To top all this off, the administration is in deep disarray. Trump’s cabinet and advisors are divided into several mutually hostile factions (among them, members of the Republican Establishment, supporters of the Koch Brothers, white nationalists, and a group known as the “Democrats”). For its part, the White House staff is in a state of virtually complete demoralization, terrified of the boss’s wrath and paranoid about being blamed for leaks and administration setbacks. This does not sound like a winning team. At the moment, Trump has only two things going for him. One is the fact that, at least so far, his core supporters have remained loyal him, enough to intimidate many Republican congresspersons (who loathe him) from publicly opposing him. However, as I mentioned, the Trump base is showing signs of fraying at the edges, and already, as the vote on Trump’s healthcare proposal demonstrated, some Republicans may be finding their courage.

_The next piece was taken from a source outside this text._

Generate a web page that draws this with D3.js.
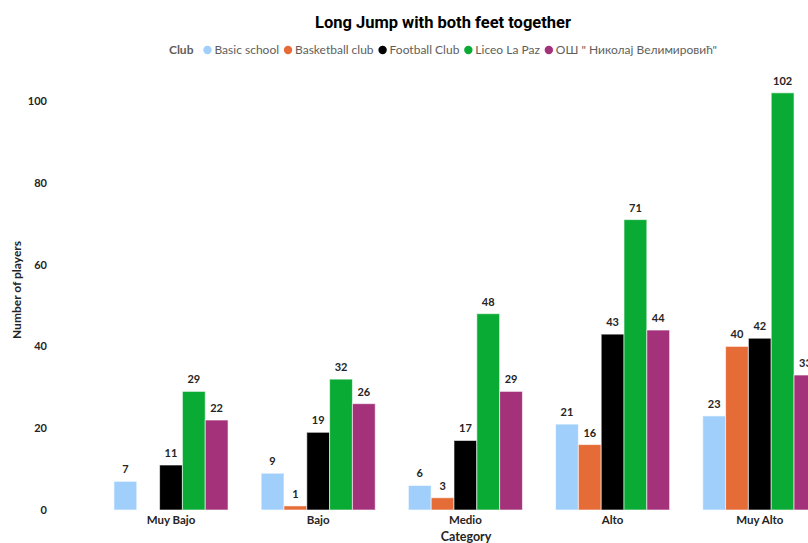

The other asset Trump has is the economy, which continues to chug along at a reasonable rate. But how long will this last? While a short-term upswing is possible, I see little sign that a Reagan-style boom, such as we saw in the 1980s, is in the cards, even if Trump does manage to get his entire program passed, which, at this point, seems extremely doubtful. So, what happens when it becomes apparent that Trump cannot deliver on his campaign promises? While much of Trump’s base will undoubtedly whine and blame Washington/the Establishment for not letting their leader carry out his program, will all of them be so dull as to not realize that they’ve been conned? (Of course, with human beings, anything is possible.) In any case, it will be interesting to see how it all works out.